The key United Nations report used as the basis for climate change policies in many countries, including Australia, seriously underestimated the dangers of global warming, one of its leading compilers has warned.
Professor Chris Field, of Stanford University in California, was a co-ordinating lead author of the Fourth Assessment Report (AR4) published in December 2007 by the Intergovernmental Panel on Climate Change (IPCC).
The report was prepared for more than five years by hundreds of scientists from numerous countries. The AR4 aimed to set out what science could dependably say about global warming and its outcomes.
At the time, the AR4 was attacked by climate change sceptics as "alarmist" and as overstating the perils. But addressing a US science conference in Chicago on February 15, Field argued that the reverse was true.
The report, he stated, was "very conservative". The scientists who prepared it did not have access to data that have since revealed a dramatic speed-up of greenhouse emissions in the new century.
According to the US National Oceanographic and Atmospheric Administration, atmospheric carbon dioxide increased by 2.2 parts per million (ppm) in 2007, compared with an average of 2ppm in the years from 2000 through 2006, and 1.5ppm in the 1990s.
These figures track above even the worst-case possibilities considered in the AR4.
"Fossil emissions have proceeded much more rapidly than anticipated in any of the scenarios that were considered in detail", Field explained.
"The consequence of that is that we are basically entering a domain of climate change that has not been explored by the models.
"We're on a different trajectory of emissions and therefore an unknown trajectory of warming."
Likely effects of this upward spiral of emissions and heat, he observed, included vast releases of greenhouse gases from the warming of the Siberian tundra; the drying and burning of forests, with further big releases; and the decreased ability of a warmer and windier Southern Ocean to absorb carbon dioxide.
"We don't want to cross a critical threshold where this massive release of carbon starts to run on autopilot", he told his audience.
A long and detailed work, the AR4 assembled a huge amount of valid and useful information. At one point, it did the struggle to halt climate change a vital service by concluding flatly that global warming was "unequivocal".
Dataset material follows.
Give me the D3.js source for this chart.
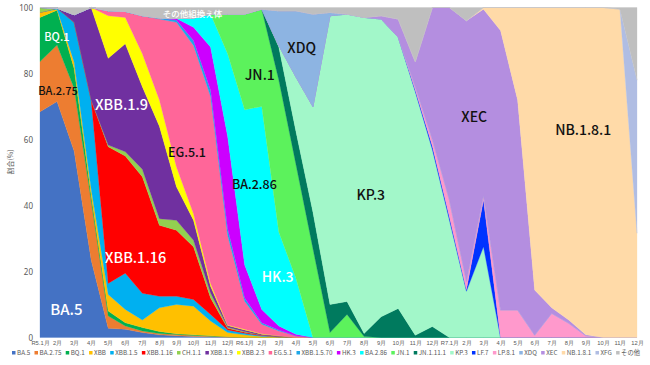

Unfortunately, the AR4 also had the character of a "snapshot" — freezing the picture that science had of climate change at a particular, arbitrarily selected instant.
In this case, the instant was the editorial deadline in 2005 after which authors were no longer permitted to cite new evidence.
This was in a period when knowledge of climate change was advancing rapidly. Even before the AR4 was officially released, it was out of date in key respects.
Many of the new findings that appeared in 2006 and 2007 pointed to threats from climate change considerably more dire than had earlier been recognised.
It is also fair to say that the lead authors of the AR4, trained as scientists to be cautious in their judgments, showed a bias against taking positions that would have been viewed as controversial. In part, this may have reflected a desire to produce a report so powerfully buttressed in its arguments that global warming deniers would have no comeback against it.
The AR4 has since acquired a life of its own, distinct from the bubbling pot of investigation and argument that is climate-change science proper. In Australia, it is still the IPCC's outdated modelling, not the disturbing real-world data published since, that Rudd government staffers are said to refer to reverently as "the science".
It was the AR4 that in 2008 provided the basis for Ross Garnaut's report on climate change; for the Australian government's Green Paper; and in December, for Rudd's White Paper with its derisory target for emissions reduction of 5% by 2020.
Contributors to the AR4 are now reportedly working with the Danish government to prepare an updated version for the Copenhagen climate conference late this year. Work has already begun on the Fifth Assessment Report, to be presented in 2014.
According to the redOrbit site, Field is to help lead the group that will assess the impact of climate change on natural, economic and social systems.
One thing is certain: nothing the IPCC publishes in future will enjoy the same authority and influence as the AR4.
The genie is well clear of the bottle; the climate change movement now contains a growing cadre of activists, many with scientific backgrounds, who go straight to the best new research to inform their public campaigning.
Neither UN officials nor thought police from government ministries will have the same impact on the climate debates of the future.